LEI is short for Legal Entity Identifier.
It is globally, unique identifier for companies, businesses, organisations and all other types of legal entities.
The LEI code is similar to national business IDs issued by national business registrars like Company House in the UK, CVR-register in Denmark, Brønnøysundregistrene in Norway etc., but instead it is an internationally recognised way of identifying legal entities.
This is useful for creating transparency in financial transactions, for example when trading stocks or derivatives.
Only legal entities are eligible for a LEI code. Natural persons (individuals) are not eligible for a LEI code.
When should a LEI code be renewed / When to renew a LEI code?
One year from initial registration or every year thereafter.
LEI Codes are valid one year from issuance or renewal. The Global Legal Entity Foundation requires that the LEI issuer/Local Operating Units at latest one year after the date of issuance or renewal facilitates a check to verify the data on the Legal Entity is valid and update the data if needed.
When you are to renew a LEI code, you can do so up to 60 days before the LEI code lapses (One year from initial registration or every year thereafter).
You will extend the registration period with an entire year from the initial registration date or next renewal date. When you renew within the 60 days of next renewal date the additional year is added to the existing renewal date.
You do not lose or gain LEI registration days by waiting for renewal close to the next renewal deadline. Usually the LEI issuer will have to handle the renewal request and update the LEI data in due time before the next renewal date. To make sure the LEI code does not lapse due to last minute renewal, at the latest, make renewals days or weeks in advance.
The LEI issuer are obligated to inform the Legal Entity that the LEI code is up for renewal at least six weeks prior to the renewal date.
You can find upcoming renewal dates here: GLEIF LEI search 2.0
Look in the field Next Renewal Date to see when a LEI is due to be renewed.
When is a LEI code needed?
A LEI code is needed when a Legal Entity engages in transactions in financial markets. Examples are trading on stock markets, buying or selling securities, participating in IPOs and trading bonds.
The financial institution that facilitates the trade or transaction is required to have the Legal Entity identify itself with a LEI code to facilitate transparency in the financial markets. If the Legal Entity does not provide a valid LEI code, the transactions can not be completed. No LEI, No Trade.
How to get a LEI code?
Registering a LEI code is a quick 4-step process at official LEI issuers, such as Unilei.
1. Identify the Legal Entity with a valid Business ID from relevant national authorities, or the required business details.
2. Provide authorisation to register the Legal Entity.
3. Confirm your order and accept the Terms&Conditions.
4. Pay the registration and contract fee for the selected registration period.
After completing the registration process, the LEI issuer updates the GLEIF database and notify the Legal Entity on the newly issued LEI code.
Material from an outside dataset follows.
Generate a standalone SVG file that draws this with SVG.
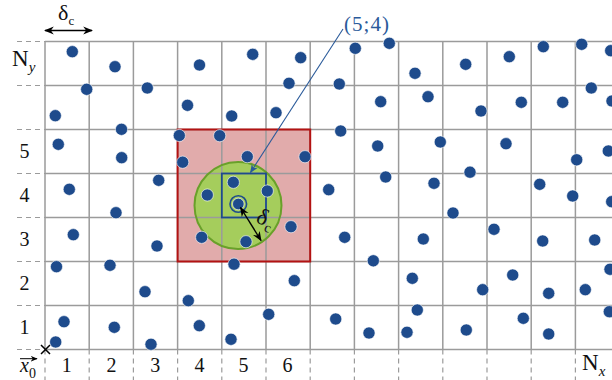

The LEI code is then public and can be used in transactions. This typically takes less than 24 hours.
What information is connected to a LEI code?
A Legal Entity Identifier (LEI) code represents a verified Legal Entity within a standardised global framework managed by the Global Legal Identifier Foundations (GLEIF). The framework has standardised rules for verifying Legal Entity data at valid authorities where possible.
The LEI issued to a Legal Entity follows the Legal Entity though its entire lifecycle. The LEI code does not change, but the data connected to the LEI code is updated when relevant changes in the Legal Entity or its relations are made.
The list of data points connected to the LEI code is:
Data stored in the GLEIF database are grouped in:
-Legal Entity Reference Data (LE-RD)
-Legal Entity Identifier Relationship Record
-Legal Entity Events
Structure of a LEI code / LEI number
Every LEI code or LEI number follows the same logic. A LEI code is a 20 character unique key. Every issued LEI is different.
The pattern in a LEI code contains four elements.
First four characters: Always digits. These first four digits in the LEI code identify the LEI issuer (Local Operating Unit, abbreviated LOU) that initially issued the code.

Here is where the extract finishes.